Did I feel guilty moving into a brand spanking new suburban development a few years back?
Kind of, to be honest.
But it wasn’t the commute—my wife and I work very close to home. It wasn’t the mega-mall/big box dependency—we’ve got some great local shops and restaurants and a revitalized old downtown close by.
That Mound
More than anything, it was that mound to the west that made me feel guilty for moving into our development. All that valuable farmland, millennia of topsoil formation, stripped off and piled up like some misplaced mountain rising from the desolate wasteland of yellow clay and thistle that was our new neighborhood. OK, so they sprinkled a few precious inches back on my yard and rolled out some sod, but the ecosystem had been raped.
Almost every nice evening I could sit on my front porch and see that hulking mound of soil to the west and, wonder, as I did, how come there were no birds by us.
Where are the Birds?
Seriously, no birds—not at sunset, not at sunrise. Nada. I may have bought high, losing a lifetime of equity in a pre-downturn real estate transaction, but the birds aren’t stupid.
There’s no tree worth perching or nesting in, no rich subsoil habitat for worms, grubs and other delectable creatures. Humans are using gobs of weed-killers and fertilizers to make their pitiful patches of lawn grow. But the clay sucked up whatever water pooled on the surface, the heat of the asphalt almost instantly turned puddles to vapor. The noise of construction is what filled the air –not song birds, that’s for sure.
Things Changed
But slowly things changed. The killdeers arrived making their nests in the rocky soil that used to be farmland. The hawks started prowling the daytime skies for the mice that were attracted to human occupation. Then a humongous great owl came to patrol the night, deciding that our next door neighbor’s roof was the perfect hunting platform for what was left of the fields to the south—much to our neighbor’s consternation.
Robins started coming, mourning doves, neither all that special I know—even a bit annoying—but I learned that hawks enjoy an occasional robin. I also learned that a flock of gold finches can save a robin from a voracious hawk, especially the female finches. What they lack in color they more than make up for in chutzpah!
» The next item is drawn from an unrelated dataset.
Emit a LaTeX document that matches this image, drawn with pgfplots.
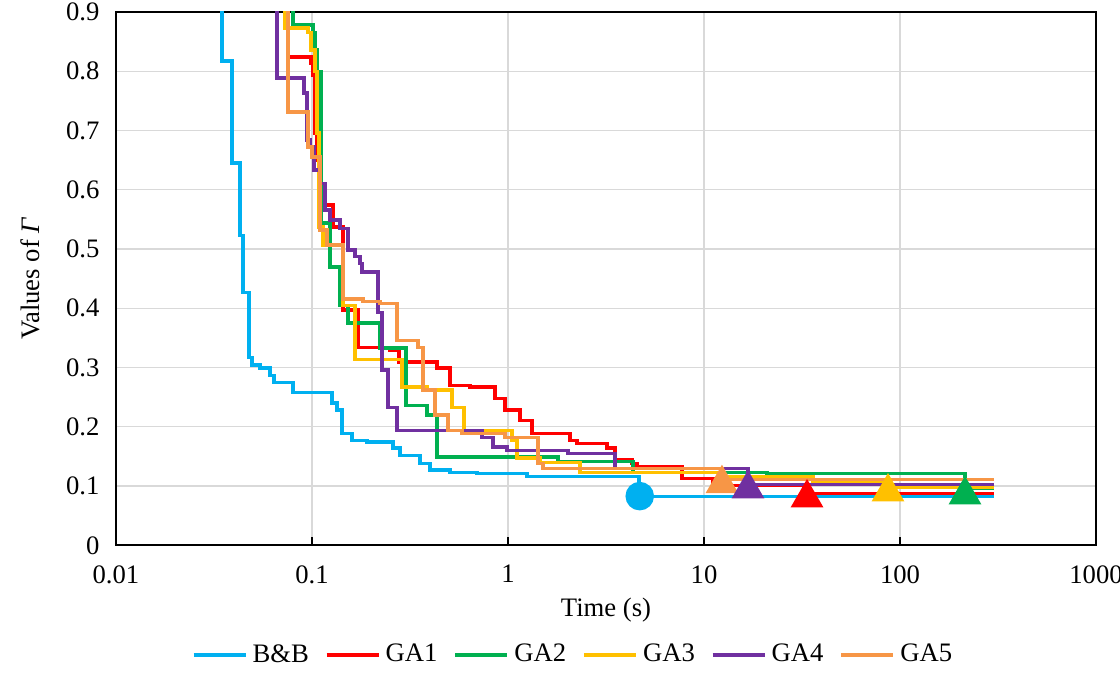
\documentclass[border=0pt]{standalone}
\usepackage{pgfplots}
\pgfplotsset{compat=1.18}
\usepackage{fontspec}
\setmainfont{Liberation Serif}

\definecolor{cBB}{HTML}{00B0F0}
\definecolor{cGA1}{HTML}{FF0000}
\definecolor{cGA2}{HTML}{00B050}
\definecolor{cGA3}{HTML}{FFC000}
\definecolor{cGA4}{HTML}{7030A0}
\definecolor{cGA5}{HTML}{F79646}

\begin{document}
\begin{tikzpicture}
\begin{axis}[
  scale only axis, width=367.5pt, height=200pt,
  xmode=log, xmin=0.01, xmax=1000, ymin=0, ymax=0.9,
  xtick={0.01,0.1,1,10,100,1000},
  xticklabels={0.01,0.1,1,10,100,1000},
  xminorticks=false,
  ytick={0,0.1,0.2,0.3,0.4,0.5,0.6,0.7,0.8,0.9},
  yticklabels={0,0.1,0.2,0.3,0.4,0.5,0.6,0.7,0.8,0.9},
  grid=major, major grid style={black!15, line width=0.5pt},
  axis line style={line width=0.8pt},
  tick align=inside, xtick pos=lower, major tick length=3pt,
  xtick style={black, line width=0.6pt},
  ytick style={draw=none},
  xticklabel style={yshift=-4pt},
  yticklabel style={xshift=-2.7pt},
  xlabel={Time (s)},
  ylabel={Values of \textit{Γ}},
  xlabel style={at={(axis description cs:0.5,-0.122)}, anchor=center},
  ylabel style={at={(axis description cs:-0.087,0.5)}, anchor=center},
  legend style={at={(axis description cs:0.468,-0.206)}, anchor=center,
    draw=none, fill=none, legend columns=6,
    /tikz/every even column/.append style={column sep=4pt}},
  legend image code/.code={\draw[#1] (0pt,0pt) -- (19.5pt,0pt);},
  const plot,
  every axis plot/.append style={line width=1.3pt},
]
% B&B
\addplot[cBB] coordinates {
  (0.0348,1.0) (0.0348,0.817) (0.0391,0.645) (0.0429,0.523) (0.0445,0.427)
  (0.0477,0.317) (0.0494,0.304) (0.0543,0.299) (0.0611,0.287) (0.064,0.275)
  (0.080,0.258) (0.1265,0.240) (0.134,0.228) (0.142,0.189) (0.160,0.177)
  (0.191,0.174) (0.259,0.164) (0.281,0.152) (0.356,0.138) (0.400,0.127)
  (0.506,0.123) (0.695,0.121) (1.25,0.116) (4.66,0.082) (300,0.082)};
% GA1
\addplot[cGA1] coordinates {
  (0.0754,1.0) (0.0754,0.824) (0.0988,0.814) (0.1012,0.794) (0.1036,0.696)
  (0.1060,0.650) (0.1086,0.574) (0.1280,0.537) (0.1440,0.397) (0.1717,0.334)
  (0.2500,0.329) (0.2779,0.309) (0.4344,0.299) (0.5059,0.270) (0.6400,0.267)
  (0.8584,0.248) (0.9654,0.228) (1.151,0.211) (1.326,0.189) (2.072,0.177)
  (2.249,0.172) (3.200,0.164) (3.515,0.144) (4.293,0.138) (4.552,0.132)
  (7.723,0.113) (11.11,0.101) (33.55,0.087) (300,0.087)};
% GA2
\addplot[cGA2] coordinates {
  (0.0800,1.0) (0.0800,0.878) (0.1012,0.865) (0.1036,0.836) (0.1060,0.799)
  (0.1112,0.544) (0.1235,0.470) (0.1390,0.405) (0.1527,0.375) (0.2223,0.333)
  (0.3017,0.236) (0.3862,0.220) (0.4344,0.149) (1.799,0.141) (4.344,0.123)
  (20.96,0.121) (214.6,0.096) (300,0.096)};
% GA3
\addplot[cGA3] coordinates {
  (0.0728,1.0) (0.0728,0.873) (0.0954,0.865) (0.0988,0.836) (0.1036,0.800)
  (0.1060,0.696) (0.1086,0.537) (0.1138,0.507) (0.1440,0.405) (0.1657,0.314)
  (0.2879,0.267) (0.3862,0.262) (0.5179,0.233) (0.5964,0.194) (1.048,0.177)
  (1.111,0.147) (1.456,0.140) (2.329,0.123) (12.07,0.115) (35.98,0.106)
  (86.85,0.098) (300,0.098)};
% GA4
\addplot[cGA4] coordinates {
  (0.0663,1.0) (0.0663,0.789) (0.0910,0.763) (0.0943,0.684) (0.0977,0.672)
  (0.1024,0.633) (0.1099,0.611) (0.1165,0.566) (0.1235,0.549) (0.1390,0.535)
  (0.1527,0.498) (0.1657,0.487) (0.1758,0.476) (0.1800,0.461) (0.2172,0.393)
  (0.2276,0.296) (0.2442,0.233) (0.2714,0.194) (0.7369,0.182) (0.8385,0.166)
  (0.9883,0.160) (2.024,0.155) (3.515,0.130) (16.77,0.103) (300,0.103)};
% GA5
\addplot[cGA5] coordinates {
  (0.0754,1.0) (0.0754,0.731) (0.0954,0.672) (0.1,0.655) (0.1099,0.532)
  (0.1192,0.507) (0.1440,0.416) (0.1821,0.411) (0.2223,0.408) (0.2714,0.346)
  (0.3474,0.334) (0.3685,0.262) (0.4243,0.220) (0.4942,0.194) (0.5826,0.189)
  (0.9654,0.182) (1.422,0.138) (1.508,0.130) (12.35,0.111) (300,0.111)};
\legend{B\&B, GA1, GA2, GA3, GA4, GA5}
% best solutions
\addplot[only marks, mark=*, mark size=4.7pt, cBB, forget plot] coordinates {(4.7,0.083)};
\addplot[only marks, mark=triangle*, mark size=5.8pt, cGA5, forget plot] coordinates {(12.35,0.104)};
\addplot[only marks, mark=triangle*, mark size=5.8pt, cGA4, forget plot] coordinates {(16.77,0.095)};
\addplot[only marks, mark=triangle*, mark size=5.8pt, cGA1, forget plot] coordinates {(33.55,0.080)};
\addplot[only marks, mark=triangle*, mark size=5.8pt, cGA3, forget plot] coordinates {(86.85,0.090)};
\addplot[only marks, mark=triangle*, mark size=5.8pt, cGA2, forget plot] coordinates {(214.6,0.085)};
\end{axis}
\pgfresetboundingbox
\path[use as bounding box] ([xshift=-43.5pt,yshift=-54.75pt]current axis.south west)
  rectangle ([xshift=9pt,yshift=4.5pt]current axis.north east);
\end{tikzpicture}
\end{document}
We started composting and our soil is getting much healthier. The scraps from our table were literally making the yard come alive. I remember picking up the compost bin for the first time. I had never seen so many worms and creepy crawling things as I didi in those 3 cubic feet of yard waste and kitchen scraps. And the soil underneath? Sweet and dark and warm.
Back to Nature?
The proof of the feast we were providing is in the displaced mulch around our patio—birds picking through it for a meal. Our rain garden, with the native plantings that surround it, becomes a veritable water park after a rain. Birds are returning that I haven’t seen for years. The bird book is back on my end table. The ecosystem may not be what it originally was, but something’s turned a corner.
Sure, it would be great if things were pristine again, but ecologists argue it will never be. So our goal needs to be that of symbiotic collaboration, rather than a purist “back to nature” pipe-dream. We’ve made a mess of it, it’s time to own up and develop some global sensitivity, beyond just what I want for my Church.
Whoops…sorry, I meant to say what I want for my yard. Or perhaps not.
The Hardest Question
What’s good for the birds?
What will bring them to roost in our branches?
Oh, and by the way, the humungous mound of topsoil is gone. Some of was sold and carted off. Most of it was returned to the farmland after the developer decided it was ridiculous to try to build any more houses there. Soybeans last year. Corn this year. How often does that happen?